Enfin, il est également possible d’estimer l’impact du coût du travail sur l’emploi, sans aides, par une analyse économétrique d’un panel d’entreprises ou de données agrégées. S’il en ressort qu’une hausse du coût du travail de 1 % entraîne une diminution de l’emploi de 0,5 %, il peut en être déduit qu’une aide à l’emploi réduisant ce coût de 5 % contribue à augmenter les effectifs concernés de 2,5 %.

D)   Les évaluations des allégements de charges sur les bas salaires montrent qu’ils ont des effets positifs sur l’emploi

La fiche de l’encyclopédie relative aux allègements de charges sociales ciblés sur les bas salaires présente les résultats de leur évaluation par différentes méthodes. Il en ressort qu’ils ont certainement permis d’augmenter l’emploi des non qualifiés, malgré l’absence de conditionnalité de ces aides et de forts effets d’aubaine.

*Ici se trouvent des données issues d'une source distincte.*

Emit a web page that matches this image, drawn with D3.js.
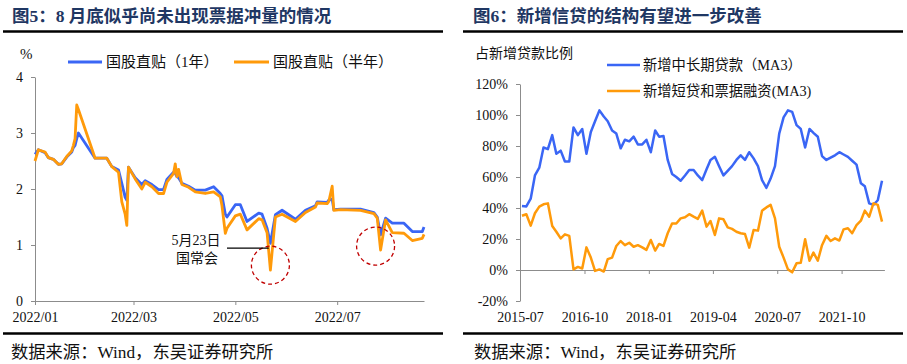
<!DOCTYPE html>
<html><head><meta charset="utf-8">
<script src="https://cdn.jsdelivr.net/npm/d3@7"></script>
<style>
body{margin:0;background:#fff;}
svg{display:block;}
text{font-family:"Liberation Serif","Noto Sans CJK SC",serif;fill:#111;}
.ttl{font-family:"Liberation Serif","Noto Sans CJK SC",sans-serif;font-weight:bold;font-size:17.5px;fill:#1f3763;}
.axis path,.axis line{stroke:#8c8c8c;stroke-width:1;}
.axis text{font-size:14px;fill:#111;}
</style></head><body>
<svg id="c" width="907" height="364"></svg>
<script>
// ---------------- Left chart data ----------------
const leftDates = ["2022-01-01","2022-01-03","2022-01-07","2022-01-09","2022-01-12","2022-01-15","2022-01-17","2022-01-20","2022-01-23","2022-01-24","2022-01-25","2022-01-26","2022-01-27","2022-02-06","2022-02-13","2022-02-16","2022-02-20","2022-02-22","2022-02-24","2022-02-25","2022-02-26","2022-03-02","2022-03-06","2022-03-08","2022-03-12","2022-03-16","2022-03-19","2022-03-21","2022-03-25","2022-03-26","2022-03-27","2022-03-28","2022-03-30","2022-04-03","2022-04-07","2022-04-13","2022-04-18","2022-04-22","2022-04-23","2022-04-25","2022-04-26","2022-05-01","2022-05-04","2022-05-08","2022-05-15","2022-05-17","2022-05-20","2022-05-22","2022-05-25","2022-05-29","2022-06-06","2022-06-12","2022-06-18","2022-06-19","2022-06-25","2022-06-26","2022-06-28","2022-06-29","2022-07-03","2022-07-15","2022-07-23","2022-07-25","2022-07-27","2022-07-30","2022-08-03","2022-08-10","2022-08-15","2022-08-21","2022-08-22"];
const bill1Y =    [2.62,2.70,2.65,2.56,2.53,2.44,2.45,2.57,2.66,2.74,2.78,2.90,3.00,2.55,2.55,2.40,2.34,2.10,1.85,1.80,2.39,2.20,2.08,2.15,2.08,1.99,1.99,2.17,2.30,2.28,2.22,2.20,2.10,2.05,1.98,1.98,2.04,1.92,1.88,1.55,1.50,1.72,1.72,1.42,1.57,1.55,1.30,1.03,1.54,1.62,1.46,1.62,1.70,1.77,1.76,1.80,1.82,1.63,1.64,1.64,1.58,1.50,1.18,1.48,1.39,1.39,1.24,1.24,1.32];
const billHalfY = [2.50,2.70,2.66,2.56,2.53,2.44,2.45,2.58,2.68,2.78,2.90,3.50,3.42,2.55,2.55,2.40,2.30,1.77,1.55,1.35,2.39,2.18,2.00,2.12,2.04,1.92,1.92,2.12,2.28,2.45,2.22,2.35,2.08,2.03,1.95,1.92,1.95,1.86,1.70,1.21,1.30,1.52,1.55,1.27,1.47,1.45,1.22,0.55,1.50,1.55,1.42,1.58,1.68,1.75,1.74,1.78,2.05,1.62,1.63,1.62,1.56,1.48,0.91,1.45,1.22,1.21,1.08,1.12,1.19];
const leftYTicks = [0,1,2,3,4];
const leftXTicks = ["2022-01-01","2022-03-01","2022-05-01","2022-07-01"];
const leftSeriesNames = ["国股直贴（1年）","国股直贴（半年）"];
const circleMarks = [{date:"2022-05-22", v:0.64}, {date:"2022-07-24", v:0.98}];

// ---------------- Right chart data ----------------
const rightMonthCount = 85;
const midLongLoanShare = [41.3,41,46,61,66,79,78,87,75,77,
70,70,92,87,91,75,89,96,103,99,
96,90,88,78.5,84,83,86,81,81,84,
76,90,86,86.5,71,62,60,57.6,61,64.5,
64.5,61,58,65,71,73,67,61,64,67,
71,74,71,76,72,67,58,53,59,67,
88,98.5,103,102,93.5,91,79,91,88.5,86,
73.5,71,72.5,74,76,74.5,73,70.5,68,56,
54,43,42,45,57.6];
const shortBillShare = [35,36,28.6,36.6,40.9,42.4,43,28.4,24.7,20.4,
23,22,0.4,2,1,14.6,8,-0.6,0.4,-1,
7,8,15.5,18.7,16,17.6,15,16,14.6,13,
19.4,12.5,16.8,15.5,23.7,30,30,33.3,34,36,
34.4,33,38.3,28,31.6,22.6,33.3,32.7,27.5,26.5,
24.7,23.7,23.2,14.4,25.8,25.4,38.3,40.4,42,33.3,
15,8,0.4,-1.5,4.3,4.7,19.8,6,11.2,6,
16,22,18.7,20.4,19,26.2,26.9,23.7,29,31.8,
38.3,34.4,43,42,31.2];
const rightYTicks = [-20,0,20,40,60,80,100,120];
const rightXTicks = ["2015-07-01","2016-10-01","2018-01-01","2019-04-01","2020-07-01","2021-10-01"];
const rightSeriesNames = ["新增中长期贷款（MA3）","新增短贷和票据融资(MA3)"];

const BLUE = "#3a66f5", ORANGE = "#ff9a0a";
const parse = d3.timeParse("%Y-%m-%d");
const svg = d3.select("#c");

// ---------- headers / footers ----------
function frame(x0, x1, tx, title, srcX){
  svg.append("text").attr("class","ttl").attr("x",tx).attr("y",22).text(title);
  svg.append("line").attr("x1",x0).attr("x2",x1).attr("y1",31.5).attr("y2",31.5).attr("stroke","#000").attr("stroke-width",2.5);
  svg.append("line").attr("x1",x0).attr("x2",x1).attr("y1",333.5).attr("y2",333.5).attr("stroke","#000").attr("stroke-width",2.5);
  svg.append("text").attr("x",srcX).attr("y",358).attr("font-size",17.3).text("数据来源：Wind，东吴证券研究所");
}
frame(3, 443, 12, "图5：8 月底似乎尚未出现票据冲量的情况", 11);
frame(463, 903, 473, "图6：新增信贷的结构有望进一步改善", 474);

// ---------- Left chart ----------
const xL = d3.scaleTime().domain([parse("2022-01-01"), parse("2022-08-22")]).range([35,424]);
const yL = d3.scaleLinear().domain([0,4]).range([301,77]);

svg.append("g").attr("class","axis").attr("transform","translate(35,0)")
  .call(d3.axisLeft(yL).tickValues(leftYTicks).tickSize(4).tickSizeOuter(0).tickPadding(8).tickFormat(d3.format("d")));
svg.append("g").attr("class","axis").attr("transform","translate(0,301)")
  .call(d3.axisBottom(xL).tickValues(leftXTicks.map(parse)).tickSize(4).tickSizeOuter(0).tickPadding(7).tickFormat(d3.timeFormat("%Y/%m")));
svg.append("text").attr("x",20).attr("y",59).attr("font-size",15).text("%");

const leftData = leftDates.map((d,i)=>({date:parse(d), a:bill1Y[i], b:billHalfY[i]}));
const lineLa = d3.line().x(d=>xL(d.date)).y(d=>yL(d.a));
const lineLb = d3.line().x(d=>xL(d.date)).y(d=>yL(d.b));
svg.append("path").datum(leftData).attr("d",lineLa).attr("fill","none").attr("stroke",BLUE).attr("stroke-width",2.8).attr("stroke-linejoin","round");
svg.append("path").datum(leftData).attr("d",lineLb).attr("fill","none").attr("stroke",ORANGE).attr("stroke-width",2.8).attr("stroke-linejoin","round");

// legend left
[[68,102,BLUE,106,leftSeriesNames[0]],[234,269,ORANGE,273,leftSeriesNames[1]]].forEach(l=>{
  svg.append("line").attr("x1",l[0]).attr("x2",l[1]).attr("y1",62).attr("y2",62).attr("stroke",l[2]).attr("stroke-width",2.8);
  svg.append("text").attr("x",l[3]).attr("y",67).attr("font-size",15).attr("fill","#222").text(l[4]);
});

// annotation
circleMarks.forEach(c=>{
  svg.append("circle").attr("cx",xL(parse(c.date))).attr("cy",yL(c.v)).attr("r",19)
    .attr("fill","none").attr("stroke","#c00000").attr("stroke-width",1.3).attr("stroke-dasharray","4,3");
});
svg.append("line").attr("x1",xL(parse("2022-04-26"))).attr("x2",xL(parse("2022-05-21"))).attr("y1",yL(0.945)).attr("y2",yL(0.945)).attr("stroke","#000").attr("stroke-width",1.4);
svg.append("text").attr("x",196).attr("y",245).attr("font-size",14).attr("text-anchor","middle").attr("fill","#222").text("5月23日");
svg.append("text").attr("x",197).attr("y",263).attr("font-size",14).attr("text-anchor","middle").attr("fill","#222").text("国常会");

// ---------- Right chart ----------
const xR = d3.scaleTime().domain([parse("2015-07-01"), parse("2022-08-01")]).range([520,884.4]);
const yR = d3.scaleLinear().domain([-20,120]).range([301,84]);

svg.append("g").attr("class","axis").attr("transform","translate(520,0)")
  .call(d3.axisLeft(yR).tickValues(rightYTicks).tickSize(4).tickSizeOuter(0).tickPadding(8).tickFormat(d=>d+"%"));
svg.append("g").attr("class","axis").attr("transform","translate(0,"+yR(0)+")")
  .call(d3.axisBottom(xR).tickValues(rightXTicks.map(parse)).tickSize(4).tickSizeOuter(0).tickPadding(38).tickFormat(d3.timeFormat("%Y-%m")));
svg.append("text").attr("x",475).attr("y",58).attr("font-size",14).attr("fill","#222").text("占新增贷款比例");

const months = d3.timeMonth.range(parse("2015-07-01"), parse("2022-08-01")).slice(0,rightMonthCount)
  .map(m=>d3.timeDay.offset(m,14));
const rightData = months.map((m,i)=>({date:m, a:midLongLoanShare[i], b:shortBillShare[i]}));
const lineRa = d3.line().x(d=>xR(d.date)).y(d=>yR(d.a));
const lineRb = d3.line().x(d=>xR(d.date)).y(d=>yR(d.b));
svg.append("path").datum(rightData).attr("d",lineRa).attr("fill","none").attr("stroke",BLUE).attr("stroke-width",2.5).attr("stroke-linejoin","round");
svg.append("path").datum(rightData).attr("d",lineRb).attr("fill","none").attr("stroke",ORANGE).attr("stroke-width",2.5).attr("stroke-linejoin","round");

[[607,640,65,BLUE,rightSeriesNames[0]],[607,640,91,ORANGE,rightSeriesNames[1]]].forEach(l=>{
  svg.append("line").attr("x1",l[0]).attr("x2",l[1]).attr("y1",l[2]).attr("y2",l[2]).attr("stroke",l[3]).attr("stroke-width",2.5);
  svg.append("text").attr("x",643).attr("y",l[2]+5).attr("font-size",14.3).attr("fill","#222").text(l[4]);
});
</script>
</body></html>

Ces créations d’emplois sont comprises entre 10 000 et 100 000 pour un coût budgétaire brut « ex-ante » de 1 Md€, c’est-à-dire sans tenir compte des recettes fiscales et sociales permises par ces créations d’emplois ni des effets négatifs des autres prélèvements obligatoires qu’il faut lever pour financer les allègements de charges. Cette fourchette peut être resserrée, en éliminant les évaluations les plus discutables, pour être ramenée à un intervalle de 40 000 / 70 000 (soit 15 000 à 25 000 € par emploi créé). Le dispositif, avant mise en œuvre du pacte de responsabilité, ayant un coût brut ex-ante de 21 Md€, son impact sur l’emploi serait compris entre 800 000 et 1 400 000, sans tenir compte des mesures de financement.

S’agissant du CICE, il est encore trop tôt pour en évaluer correctement les effets, qui ne peuvent se manifester qu’à long terme. C’est également le cas pour les allègements de cotisations sociales sur les bas salaires mais celles-ci sont bien plus anciennes. Il est néanmoins très probable que l’impact du CICE sur l’emploi soit nettement inférieur à celui des allègements de charges sur les bas salaires, ce qui tient notamment à son ciblage sur des emplois en moyenne plus qualifiés et à la complexité de ses modalités de versement. Même si elles sont encore trop précoces, les premières évaluations du CICE tendent à confirmer cette appréciation.